How to Choose the Right Exhibition Stand Builder (and Avoid Costly Mistakes)
Choosing an exhibition stand builder isn’t just a procurement decision. It’s one of the biggest variables in whether your show is smooth, on-budget, and actually delivers the experience your concept promised.
For exhibitors, event agencies, and marketing teams, the challenge is that many builders look similar on paper. The differences show up later: build quality, project management, onsite execution, and how well they translate a concept into something that works in a real hall.
This guide gives you a practical checklist to pick the right partner (and protect your timeline), plus how to use high-quality visuals early to reduce risk.
1) Start with the right type of builder for your stand
Not all builders are set up for the same work.
- Modular specialists: faster, often more cost-effective, great for repeatable systems
- Custom builders: best for unique architecture, premium finishes, complex structures
- Hybrid teams: strong option when you need custom impact with modular efficiency
Ask: Do we need a one-off hero build, or a system we can reuse across shows?
2) Validate they’ve built stands like yours (not just “nice stands”)
Portfolios can be misleading. You want proof they’ve delivered projects with similar constraints:
- Similar footprint and height
- Similar venue rules (rigging, hanging signs, fire regs)
- Similar complexity (AV, LED walls, demo areas, meeting rooms)
- Similar timeline pressure
Request 2–3 case studies and ask what changed during production—and how they handled it.
3) Ask how they manage the real risk: changes
Most projects don’t fail because of the first concept. They fail because changes arrive late.
Ask:
- How do you handle scope changes and variations?
- What’s your change-control process?
- How do you price changes (day rates, line items, contingencies)?

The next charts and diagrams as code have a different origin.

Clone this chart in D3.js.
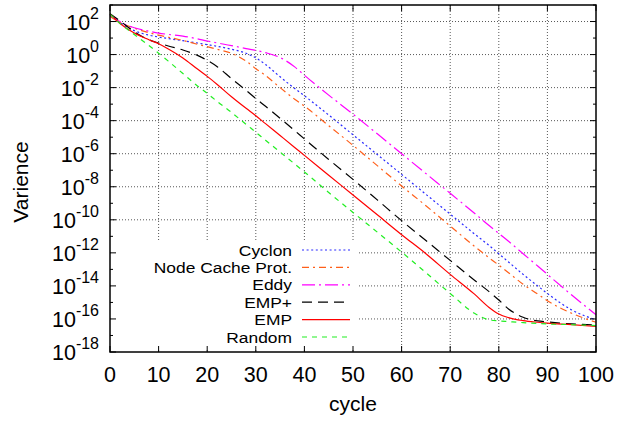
<!DOCTYPE html>
<html>
<head>
<meta charset="utf-8">
<script src="https://cdn.jsdelivr.net/npm/d3@7"></script>
<style>
  body { margin: 0; background: #fff; }
  svg { font-family: "Liberation Sans", Arial, sans-serif; }
</style>
</head>
<body>
<div id="chart"></div>
<script>
// variance per cycle for each protocol

const cycles = [0, 2, 5, 8, 10, 12, 15, 18, 20, 22, 25, 28, 30, 32, 35, 38, 40,
  45, 50, 55, 60, 65, 70, 75, 78, 80, 82, 85, 88, 90, 95, 100];

const cyclon = [2.5e2, 89, 28, 15, 11.5, 9.3, 6.9, 5.0, 4.0, 3.2, 2.1, 1.2, 0.63, 0.25,
  4.5e-2, 8.9e-3, 3.2e-3, 2.2e-4, 1.4e-5, 8.9e-7, 5.6e-8, 3.5e-9, 2.2e-10, 1.4e-11,
  2.8e-12, 8.9e-13, 2.8e-13, 5.0e-14, 1.0e-14, 3.5e-15, 3.5e-16, 8.9e-17];

const nodeCache = [2.0e2, 89, 40, 21, 15, 11.2, 7.1, 4.2, 3.0, 2.1, 1.2, 0.4, 0.14,
  5.4e-2, 1.0e-2, 2.0e-3, 7.6e-4, 5.0e-5, 3.2e-6, 1.9e-7, 1.12e-8, 7.1e-10, 4.2e-11,
  2.5e-12, 5.0e-13, 1.8e-13, 6.3e-14, 1.26e-14, 3.2e-15, 1.26e-15, 2.2e-16, 6.3e-17];

const eddy = [2.5e2, 1.0e2, 42, 26, 20, 16.6, 13.2, 8.9, 6.6, 5.1, 3.5, 2.3, 1.8, 1.3,
  0.66, 0.18, 5.6e-2, 3.5e-3, 2.5e-4, 1.6e-5, 1.0e-6, 6.3e-8, 4.0e-9, 2.5e-10,
  4.5e-11, 1.5e-11, 5.0e-12, 8.9e-13, 1.6e-13, 5.0e-14, 2.8e-15, 1.8e-16];

const empPlus = [3.0e2, 1.12e2, 24, 7.9, 5.0, 3.3, 1.9, 0.89, 0.45, 0.19, 3.5e-2,
  6.8e-3, 2.2e-3, 7.4e-4, 1.4e-4, 2.5e-5, 7.9e-6, 4.5e-7, 2.8e-8, 1.6e-9, 8.9e-11,
  5.6e-12, 3.5e-13, 2.2e-14, 4.5e-15, 1.4e-15, 4.0e-16, 1.26e-16, 7.6e-17, 6.6e-17,
  5.0e-17, 4.3e-17];

const emp = [2.8e2, 79, 20, 7.9, 4.5, 2.2, 0.63, 0.132, 4.8e-2, 1.6e-2, 2.8e-3, 5.6e-4,
  2.0e-4, 6.6e-5, 1.26e-5, 2.4e-6, 7.9e-7, 5.0e-8, 3.16e-9, 2.0e-10, 1.26e-11, 8.9e-13,
  5.0e-14, 3.16e-15, 5.0e-16, 2.0e-16, 1.2e-16, 7.9e-17, 6.3e-17, 5.6e-17, 4.5e-17,
  3.5e-17];

const random = [2.8e2, 79, 16.6, 3.55, 1.2, 0.4, 7.1e-2, 1.26e-2, 4.5e-3, 1.5e-3,
  3.16e-4, 6.0e-5, 2.0e-5, 6.6e-6, 1.26e-6, 2.4e-7, 7.9e-8, 4.5e-9, 2.8e-10, 1.8e-11,
  1.12e-12, 6.3e-14, 3.5e-15, 2.2e-16, 8.9e-17, 7.6e-17, 6.9e-17, 6.0e-17, 5.4e-17,
  5.0e-17, 4.5e-17, 4.0e-17];

const seriesNames = ["Cyclon", "Node Cache Prot.", "Eddy", "EMP+", "EMP", "Random"];
const xTicks = [0, 10, 20, 30, 40, 50, 60, 70, 80, 90, 100];
const yExponents = [2, 0, -2, -4, -6, -8, -10, -12, -14, -16, -18];
const yMinorExponents = [3, 1, -1, -3, -5, -7, -9, -11, -13, -15, -17];

const styles = [
  { color: "#2a2aff", dash: "2,2.6" },
  { color: "#ff5f1a", dash: "7,4,2,4" },
  { color: "#ff00ff", dash: "13,4,2,4" },
  { color: "#000000", dash: "10,6" },
  { color: "#ff0000", dash: null },
  { color: "#22ee22", dash: "5,5" },
];

const W = 618, H = 421;
const margin = { left: 110, top: 5, right: 22, bottom: 69 };
const plotW = W - margin.left - margin.right;
const plotH = H - margin.top - margin.bottom;

const svg = d3.select("#chart").append("svg")
  .attr("width", W).attr("height", H);

const g = svg.append("g")
  .attr("transform", `translate(${margin.left},${margin.top})`);

const x = d3.scaleLinear().domain([0, 100]).range([0, plotW]);
const y = d3.scaleLog().domain([1e-18, 1e3]).range([plotH, 0]);

// grid
const grid = g.append("g")
  .attr("stroke", "#444").attr("stroke-width", 0.9).attr("stroke-dasharray", "1,2");
grid.selectAll(".vg").data(xTicks.slice(1, -1)).enter().append("line")
  .attr("x1", d => x(d)).attr("x2", d => x(d))
  .attr("y1", 0).attr("y2", plotH);
grid.selectAll(".hg").data(yExponents.slice(0, -1)).enter().append("line")
  .attr("x1", 0).attr("x2", plotW)
  .attr("y1", d => y(Math.pow(10, d))).attr("y2", d => y(Math.pow(10, d)));

// key area hides the grid behind it
g.append("rect")
  .attr("x", 2).attr("y", 236).attr("width", 245).attr("height", plotH - 238)
  .attr("fill", "#fff");

// curves
const allSeries = [cyclon, nodeCache, eddy, empPlus, emp, random];
const line = d3.line()
  .x((d, i) => x(cycles[i]))
  .y(d => y(d))
  .curve(d3.curveMonotoneX);

allSeries.forEach((vals, k) => {
  g.append("path")
    .datum(vals)
    .attr("d", line)
    .attr("fill", "none")
    .attr("stroke", styles[k].color)
    .attr("stroke-width", 1.2)
    .attr("stroke-dasharray", styles[k].dash);
});

// ticks on all four sides
const ticks = g.append("g").attr("stroke", "#000").attr("stroke-width", 1);
xTicks.forEach(t => {
  ticks.append("line").attr("x1", x(t)).attr("x2", x(t)).attr("y1", plotH).attr("y2", plotH - 6);
  ticks.append("line").attr("x1", x(t)).attr("x2", x(t)).attr("y1", 0).attr("y2", 6);
});
yExponents.forEach(e => {
  const yy = y(Math.pow(10, e));
  ticks.append("line").attr("x1", 0).attr("x2", 6).attr("y1", yy).attr("y2", yy);
  ticks.append("line").attr("x1", plotW).attr("x2", plotW - 6).attr("y1", yy).attr("y2", yy);
});
yMinorExponents.forEach(e => {
  const yy = y(Math.pow(10, e));
  ticks.append("line").attr("x1", 0).attr("x2", 3).attr("y1", yy).attr("y2", yy);
  ticks.append("line").attr("x1", plotW).attr("x2", plotW - 3).attr("y1", yy).attr("y2", yy);
});

// border
g.append("rect")
  .attr("width", plotW).attr("height", plotH)
  .attr("fill", "none").attr("stroke", "#000").attr("stroke-width", 1.5);

// x tick labels
g.selectAll(".xl").data(xTicks).enter().append("text")
  .attr("x", d => x(d)).attr("y", plotH + 30)
  .attr("text-anchor", "middle")
  .attr("font-size", 21.5)
  .text(d => d);

// y tick labels as 10^n
yExponents.forEach(e => {
  const t = g.append("text")
    .attr("x", -11).attr("y", y(Math.pow(10, e)) + 8)
    .attr("text-anchor", "end")
    .attr("font-size", 21.5);
  t.append("tspan").text("10");
  t.append("tspan").attr("dy", -11).attr("font-size", 16).text(e);
});

// axis titles
svg.append("text")
  .attr("x", margin.left + plotW / 2).attr("y", 411)
  .attr("text-anchor", "middle").attr("font-size", 21)
  .text("cycle");
svg.append("text")
  .attr("transform", "translate(28,182) rotate(-90)")
  .attr("text-anchor", "middle").attr("font-size", 21)
  .text("Varience");

// key: rows are tight, so a smaller font stretched back to the original width
const key = g.append("g").attr("transform", "translate(0,245)");
seriesNames.forEach((name, k) => {
  const ky = k * 17.4;
  const txt = key.append("text")
    .attr("x", 182).attr("y", ky + 5.5)
    .attr("text-anchor", "end").attr("font-size", 15.4)
    .text(name);
  const w = txt.node().getComputedTextLength();
  txt.attr("textLength", w * 1.13).attr("lengthAdjust", "spacingAndGlyphs");
  key.append("line")
    .attr("x1", 192).attr("x2", 240).attr("y1", ky).attr("y2", ky)
    .attr("stroke", styles[k].color).attr("stroke-width", 1.2)
    .attr("stroke-dasharray", styles[k].dash);
});
</script>
</body>
</html>
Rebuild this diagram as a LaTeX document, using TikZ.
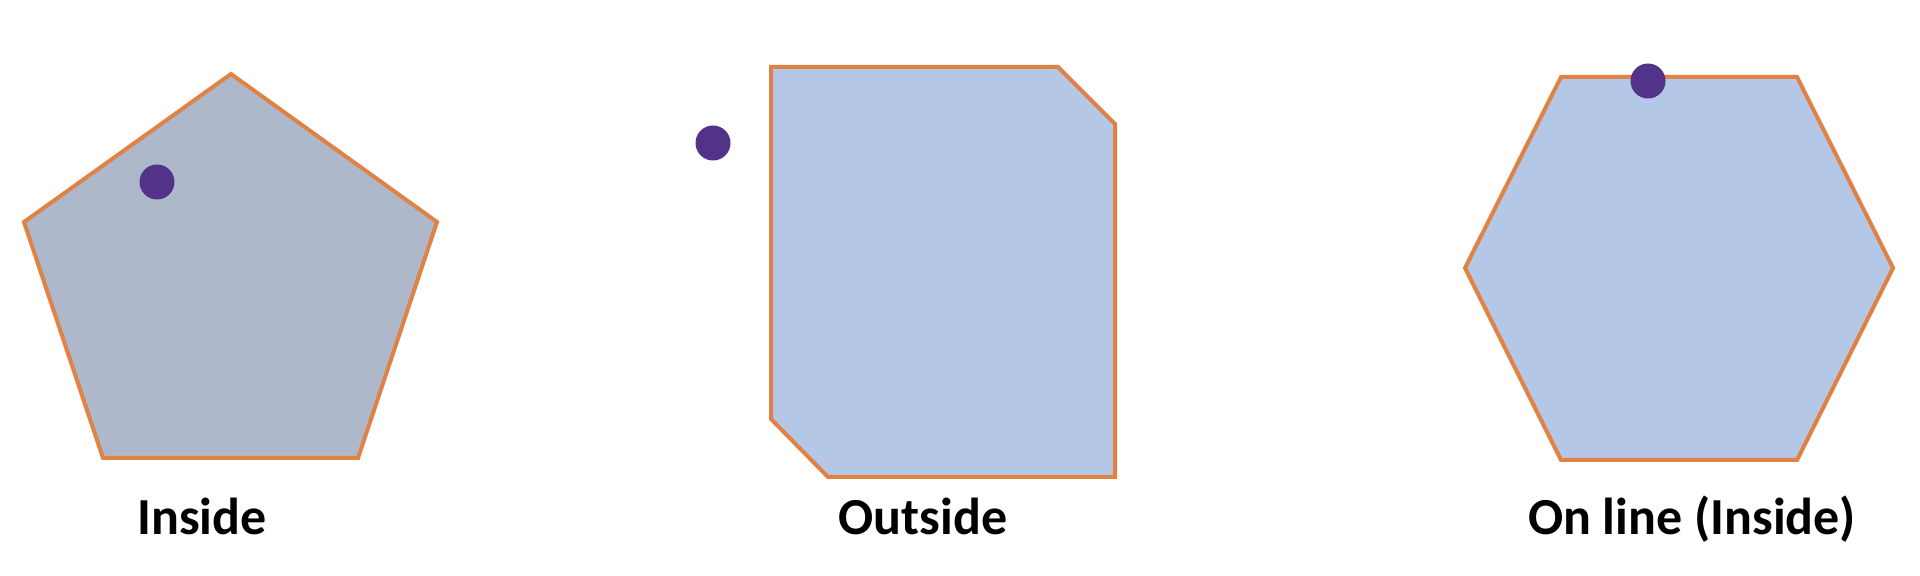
\documentclass[tikz,border=0pt]{standalone}
\usepackage{fontspec}
\setmainfont{Carlito}
\usepackage{tikz}
\usetikzlibrary{positioning}

\definecolor{edgeorange}{HTML}{DF8244}
\definecolor{grayfill}{HTML}{ADB9CA}
\definecolor{bluefill}{HTML}{B4C7E7}
\definecolor{pinpurple}{HTML}{533389}

\begin{document}
\begin{tikzpicture}[x=0.5pt, y=-0.5pt]
    \tikzset{
        poly/.style={draw=edgeorange, line width=2pt, line join=miter},
        pin/.style={circle, fill=pinpurple, inner sep=0pt, minimum size=17.5pt},
        caption/.style={anchor=base, font=\fontsize{26}{30}\selectfont\bfseries},
    }
    \useasboundingbox (0,0) rectangle (1920,576);

    % pentagon, point inside
    \draw[poly, fill=grayfill] (231,74) -- (437,222) -- (358,458)
        -- (103,458) -- (24,222) -- cycle;
    \node[pin] (pinA) at (157,182) {};
    \node[caption] (capA) at (202,534) {Inside};

    % cut square, point outside
    \draw[poly, fill=bluefill] (771,67) -- (1058,67) -- (1115,124)
        -- (1115,477) -- (828,477) -- (771,419) -- cycle;
    \node[pin] (pinB) at (713,143) {};
    \node[caption] (capB) at (923,534) {Outside};

    % hexagon, point on the edge
    \draw[poly, fill=bluefill] (1561,77) -- (1797,77) -- (1893,268)
        -- (1797,460) -- (1561,460) -- (1465,268) -- cycle;
    \node[pin] (pinC) at (1648,81) {};
    \node[caption] (capC) at (1692,534) {On line (Inside)};
\end{tikzpicture}
\end{document}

A good builder will have a clear process and won’t pretend changes “won’t happen.”
4) Check their project management depth (not just build capability)
A beautiful build with weak PM still causes chaos.
Look for:
- A named project manager (not “someone from the team”)
- A production schedule you can review
- Clear responsibilities (who owns electrics, AV, rigging, graphics, flooring)
- Onsite support plan (who is physically there, and when)
If you’re an agency managing multiple stakeholders, PM maturity is often the difference between calm and crisis.
5) Make sure they can deliver the experience, not just the structure
Visitors don’t remember your wall thickness. They remember how the booth felt.
Ask how they think about:
- Sightlines and approach angles
- Lighting strategy (especially for premium brands)
- Acoustic considerations (demo audio vs meeting comfort)
- Traffic flow and queue management
The best builders collaborate on experience design—not just fabrication.
6) Get clarity on what’s included (and what isn’t)
Exhibition budgets get wrecked by assumptions.
Confirm in writing:
- What’s included in the build price (graphics, electrics, furniture, AV, rigging)
- What’s excluded and who supplies it
- Storage, waste removal, and cleaning
- Transport, install, dismantle, and overtime rules
If you’re comparing quotes, build a like-for-like table. Cheapest rarely stays cheapest.
7) Use high-quality visuals early to reduce misunderstandings
A huge source of cost and delay is misalignment: stakeholders approve something they didn’t fully understand.
High-quality renders and walkthrough-style visuals help you:
- Align internal stakeholders on layout and intent
- Reduce “surprise” changes once production starts
- Communicate clearly with the builder (and catch issues earlier)
- Speed up approvals and lock requirements sooner
This is where ExpoBooth.ai fits into the workflow. When teams can generate pitch-ready visuals quickly—and refine them with human oversight—they can validate a direction earlier and hand builders clearer inputs.
8) Ask the builder how they want to receive design inputs
You’ll get better outcomes when you match their workflow.
Ask:
- Do you prefer 2D plans, 3D files, or annotated renders?
- What level of detail do you need before pricing?
- What are the top 5 things you wish clients clarified earlier?
This conversation alone can prevent weeks of back-and-forth.
Quick checklist
Use this to shortlist builders.
- Have they built stands similar in size/complexity?
- Do they have a clear change-control process?
- Is project management clearly defined?
- Can they support AV/rigging/electrics reliably?
- Are inclusions/exclusions crystal clear?
- Do they collaborate on visitor experience?
- Can they work from high-quality visuals and structured briefs?